YOUR TASK: Using the material below, repeat exactly the lines from the one with "Emit a LaTeX" through the one with "(LLM) at (902.5,384.3)", ends included, without any images.

— start MATERIAL TO PROCESS —

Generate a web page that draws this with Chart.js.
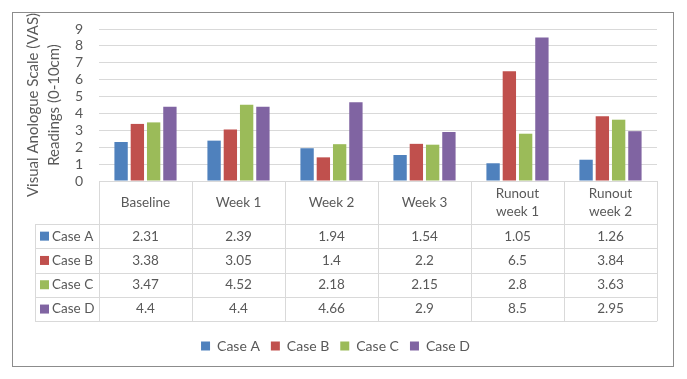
<!DOCTYPE html>
<html lang="en">
<head>
  <meta charset="UTF-8">
  <title>VAS Readings</title>
  <script src="https://cdn.jsdelivr.net/npm/chart.js"></script>
  <style>
    html, body { margin: 0; padding: 0; background: #ffffff; }
    .wrap { width: 687px; height: 379px; }
  </style>
</head>
<body>
  <div class="wrap">
    <canvas id="vasChart" width="687" height="379"></canvas>
  </div>

  <script>
    const categories = ['Baseline', 'Week 1', 'Week 2', 'Week 3', ['Runout', 'week 1'], ['Runout', 'week 2']];
    const caseA = [2.31, 2.39, 1.94, 1.54, 1.05, 1.26];
    const caseB = [3.38, 3.05, 1.4, 2.2, 6.5, 3.84];
    const caseC = [3.47, 4.52, 2.18, 2.15, 2.8, 3.63];
    const caseD = [4.4, 4.4, 4.66, 2.9, 8.5, 2.95];
    const seriesNames = ['Case A', 'Case B', 'Case C', 'Case D'];
    const yTicks = [0, 1, 2, 3, 4, 5, 6, 7, 8, 9];

    const colors = ['#4F81BD', '#C0504D', '#9BBB59', '#8064A2'];
    const textColor = '#595959';
    const lineColor = '#d9d9d9';
    const fontFamily = 'Lato, "Open Sans", sans-serif';

    // data table drawn under the plot, aligned with the x scale
    const dataTable = {
      id: 'dataTable',
      afterDraw(chart) {
        const { ctx, chartArea } = chart;
        const xs = chart.scales.x;
        const n = categories.length;
        const colW = chartArea.width / n;
        const top = chartArea.bottom;
        const headH = 43;
        const rowH = 24.3;
        const labelLeft = 35;
        const tableBottom = top + headH + rowH * seriesNames.length;

        ctx.save();
        ctx.strokeStyle = lineColor;
        ctx.lineWidth = 1;

        // horizontal lines
        ctx.beginPath();
        ctx.moveTo(chartArea.left, top + 0.5);
        ctx.lineTo(chartArea.right, top + 0.5);
        for (let r = 0; r <= seriesNames.length; r++) {
          const y = Math.round(top + headH + r * rowH) + 0.5;
          ctx.moveTo(labelLeft, y);
          ctx.lineTo(chartArea.right, y);
        }
        // vertical lines
        for (let i = 0; i <= n; i++) {
          const x = Math.round(chartArea.left + i * colW) + 0.5;
          ctx.moveTo(x, top);
          ctx.lineTo(x, tableBottom);
        }
        ctx.moveTo(labelLeft + 0.5, top + headH);
        ctx.lineTo(labelLeft + 0.5, tableBottom);
        ctx.stroke();

        ctx.fillStyle = textColor;
        ctx.font = '13.5px ' + fontFamily;
        ctx.textAlign = 'center';
        ctx.textBaseline = 'middle';

        // header
        categories.forEach((c, i) => {
          const cx = xs.getPixelForValue(i);
          const lines = Array.isArray(c) ? c : [c];
          const lh = 18;
          const y0 = top + headH / 2 - (lines.length - 1) * lh / 2;
          lines.forEach((t, k) => ctx.fillText(t, cx, y0 + k * lh));
        });

        // rows
        chart.data.datasets.forEach((ds, r) => {
          const cy = top + headH + r * rowH + rowH / 2;
          ctx.fillStyle = ds.backgroundColor;
          ctx.fillRect(labelLeft + 5, cy - 4.5, 9, 9);
          ctx.fillStyle = textColor;
          ctx.textAlign = 'left';
          ctx.fillText(ds.label, labelLeft + 17, cy);
          ctx.textAlign = 'center';
          ds.data.forEach((v, i) => {
            ctx.fillText(String(v), xs.getPixelForValue(i), cy);
          });
        });

        // outer border
        ctx.strokeStyle = '#8c8c8c';
        ctx.strokeRect(12.5, 12.5, 661, 354);
        ctx.restore();
      }
    };

    const ctx = document.getElementById('vasChart').getContext('2d');
    const datasetsData = [caseA, caseB, caseC, caseD];

    new Chart(ctx, {
      type: 'bar',
      data: {
        labels: categories,
        datasets: seriesNames.map((name, i) => ({
          label: name,
          data: datasetsData[i],
          backgroundColor: colors[i],
          borderWidth: 0,
          categoryPercentage: 0.7,
          barPercentage: 0.82
        }))
      },
      options: {
        responsive: false,
        animation: false,
        layout: { padding: { top: 29, left: 14, right: 30, bottom: 16 } },
        plugins: {
          legend: {
            position: 'bottom',
            labels: {
              boxWidth: 9,
              boxHeight: 9,
              padding: 11,
              color: textColor,
              font: { family: fontFamily, size: 14 }
            }
          },
          tooltip: { enabled: false }
        },
        scales: {
          x: {
            grid: { display: false },
            border: { display: false },
            ticks: { display: false },
            afterFit: s => { s.height = 147; }
          },
          y: {
            min: yTicks[0],
            max: yTicks[yTicks.length - 1],
            afterBuildTicks: s => { s.ticks = yTicks.map(v => ({ value: v })); },
            grid: { color: lineColor, drawTicks: false },
            border: { display: false },
            ticks: {
              autoSkip: false,
              padding: 16,
              color: textColor,
              font: { family: fontFamily, size: 14 }
            },
            title: {
              display: true,
              text: ['Visual Anologue Scale (VAS)', 'Readings (0-10cm)'],
              color: textColor,
              font: { family: fontFamily, size: 15, lineHeight: 1.45 },
              padding: { top: 8, bottom: 0 }
            },
            afterFit: s => { s.width = 85; }
          }
        }
      },
      plugins: [dataTable]
    });
  </script>
</body>
</html>
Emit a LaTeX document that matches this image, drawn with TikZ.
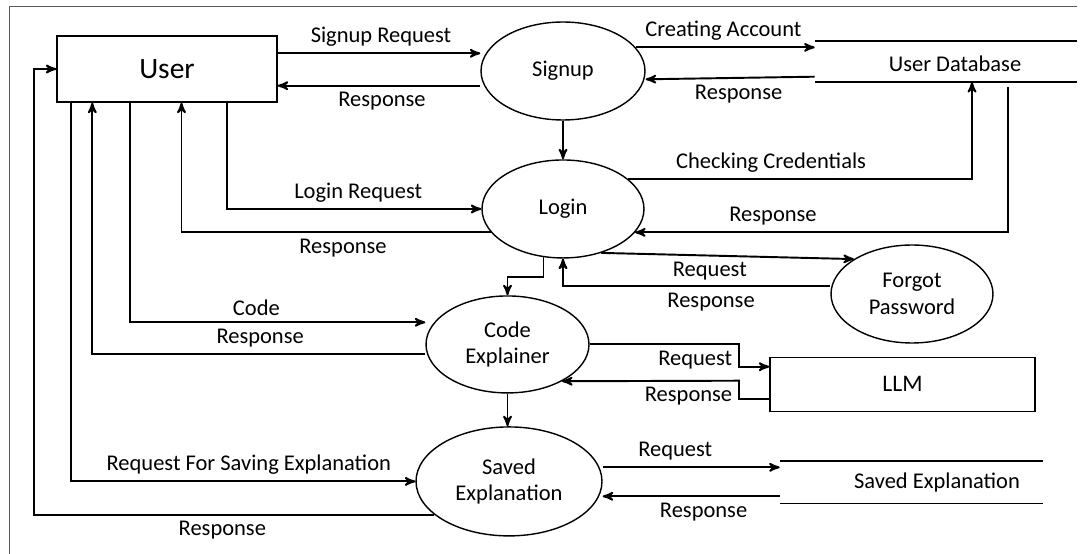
\documentclass[tikz,border=0pt]{standalone}
\usepackage{fontspec}
\setmainfont{Carlito}
\usepackage{tikz}
\usetikzlibrary{arrows,shapes.geometric,calc}
\usetikzlibrary{positioning}

\tikzset{
  entity/.style={rectangle, draw, line width=0.8pt, inner sep=0pt},
  process/.style={ellipse, draw, line width=0.8pt, inner sep=0pt, align=center},
  datastore/.style={rectangle, inner sep=0pt}
}

\begin{document}
\begin{tikzpicture}[x=0.02cm, y=-0.02cm, >=stealth', font=\fontsize{12.8}{15.2}\selectfont]
    \useasboundingbox (0,0) rectangle (1080,554);

    % FRAME
    \draw[black!65, line width=0.6pt] (1077,6.7) -- (9.3,6.7) -- (9.3,560);

    % ENTITIES
    \node[entity, minimum width=4.4cm, minimum height=1.32cm,
    font=\fontsize{16.8}{20}\selectfont] (USER) at (167,69) {User};
    \node[entity, minimum width=5.3cm, minimum height=1.08cm,
    font=\fontsize{13.5}{16}\selectfont] (LLM) at (902.5,384.3) {LLM};

    % PROCESSES
    \node[process, minimum width=3.28cm, minimum height=1.96cm] (SIGNUP) at (563,71) {Signup};
    \node[process, minimum width=3.24cm, minimum height=1.96cm,
      node distance=2.76cm,
    below of=SIGNUP] (LOGIN) {Login};
    \node[process, minimum width=3.26cm, minimum height=1.94cm,
      node distance=2.71cm,
      below of=LOGIN,
    xshift=-1.11cm] (CODE_EXPLAINER) {Code\\Explainer};
    \node[process, minimum width=3.72cm, minimum height=2.18cm,
      node distance=2.74cm,
      below of=CODE_EXPLAINER,
    xshift=0.03cm] (SAVED_EXPLANATION) {Saved\\Explanation};
    \node[process, minimum width=3.24cm, minimum height=1.96cm] (FORGOT_PASSWORD) at (912,294) {Forgot\\Password};

    % DATA STORES
    \node[datastore, minimum width=5.24cm, minimum height=0.808cm,
    label={[xshift=0.18cm, yshift=-0.05cm]center:User Database}] (USER_DB) at (946,61.5) {};
    \node[datastore, minimum width=5.26cm, minimum height=0.84cm,
    label={[xshift=0.51cm]center:Saved Explanation}] (SAVED_DB) at (911.5,482.3) {};
    \draw[line width=0.8pt] (USER_DB.north west) -- (USER_DB.north east)
    (USER_DB.south west) -- (USER_DB.south east);
    \draw[line width=0.8pt] (SAVED_DB.north west) -- (SAVED_DB.north east)
    (SAVED_DB.south west) -- (SAVED_DB.south east);

    % LINES
    \begin{scope}[->, line width=1.1pt]
      % signup
      \draw (USER.east |- 0,53.3) -- node[above, pos=0.51] {Signup Request} (SIGNUP.west |- 0,53.3);
      \draw (SIGNUP.west |- 0,85.7) -- node[below, pos=0.485] {Response} (USER.east |- 0,85.7);
      \draw (SIGNUP.18) -- node[above, pos=0.49] {Creating Account} (SIGNUP.18 -| USER_DB.west);
      \draw (USER_DB.west |- 0,76.7) -- node[below, pos=0.45] {Response} (SIGNUP.east |- 0,79.3);
      \draw (SIGNUP.south) -- (LOGIN.north);

      % login
      \draw (227,0 |- USER.south) |- node[above, pos=0.758] {Login Request} (LOGIN.west);
      \draw (LOGIN.198) -| node[below, pos=0.239] {Response} (181.5,0 |- USER.south);
      \draw (LOGIN.25) -| node[above, pos=0.208] {Checking Credentials} (972,0 |- USER_DB.south);
      \draw ($(USER_DB.south)+(62,5)$) |- node[above, pos=0.815] {Response} (LOGIN.-18);
      \draw (LOGIN.-49) -- node[below, pos=0.43] {Request} (FORGOT_PASSWORD.149);
      \draw (FORGOT_PASSWORD.west |- 0,286.3) -| node[below, pos=0.223] {Response} (LOGIN.south);
      \draw (LOGIN.-112) |- (CODE_EXPLAINER.north |- 0,277.3) -- (CODE_EXPLAINER.north);

      % code explainer
      \draw (130,0 |- USER.south) |- node[above, pos=0.714] {Code} (CODE_EXPLAINER.west |- 0,322.3);
      \draw (CODE_EXPLAINER.west |- 0,354) -| node[above, pos=0.248] {Response} (92.3,0 |- USER.south);
      \draw (CODE_EXPLAINER.east) -| node[below left] {Request} (739,366.7) -- (LLM.west |- 0,366.7);
      \draw (LLM.west |- 0,399) -| (739,380.7) -- node[below left, pos=0] {Response} (CODE_EXPLAINER.-34);
      \draw (CODE_EXPLAINER.south) -- (CODE_EXPLAINER.south |- SAVED_EXPLANATION.north);

      % saved explanation
      \draw (71.3,0 |- USER.south) |- node[above, pos=0.758] {Request For Saving Explanation} (SAVED_EXPLANATION.west);
      \draw (SAVED_EXPLANATION.204) -| node[below, pos=0.265] {Response} (34.4,0 |- USER.west) -- (USER.west);
      \draw (SAVED_EXPLANATION.east |- 0,467.3) -- node[above, pos=0.41] {Request} (SAVED_DB.west |- 0,467.3);
      \draw (SAVED_DB.west |- 0,496.3) -- node[below, pos=0.43] {Response} (SAVED_EXPLANATION.east |- 0,496.3);
    \end{scope}
\end{tikzpicture}
\end{document}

— end MATERIAL TO PROCESS —

TASK RESPONSE:
Emit a LaTeX document that matches this image, drawn with TikZ.
\documentclass[tikz,border=0pt]{standalone}
\usepackage{fontspec}
\setmainfont{Carlito}
\usepackage{tikz}
\usetikzlibrary{arrows,shapes.geometric,calc}
\usetikzlibrary{positioning}

\tikzset{
  entity/.style={rectangle, draw, line width=0.8pt, inner sep=0pt},
  process/.style={ellipse, draw, line width=0.8pt, inner sep=0pt, align=center},
  datastore/.style={rectangle, inner sep=0pt}
}

\begin{document}
\begin{tikzpicture}[x=0.02cm, y=-0.02cm, >=stealth', font=\fontsize{12.8}{15.2}\selectfont]
    \useasboundingbox (0,0) rectangle (1080,554);

    % FRAME
    \draw[black!65, line width=0.6pt] (1077,6.7) -- (9.3,6.7) -- (9.3,560);

    % ENTITIES
    \node[entity, minimum width=4.4cm, minimum height=1.32cm,
    font=\fontsize{16.8}{20}\selectfont] (USER) at (167,69) {User};
    \node[entity, minimum width=5.3cm, minimum height=1.08cm,
    font=\fontsize{13.5}{16}\selectfont] (LLM) at (902.5,384.3) {LLM};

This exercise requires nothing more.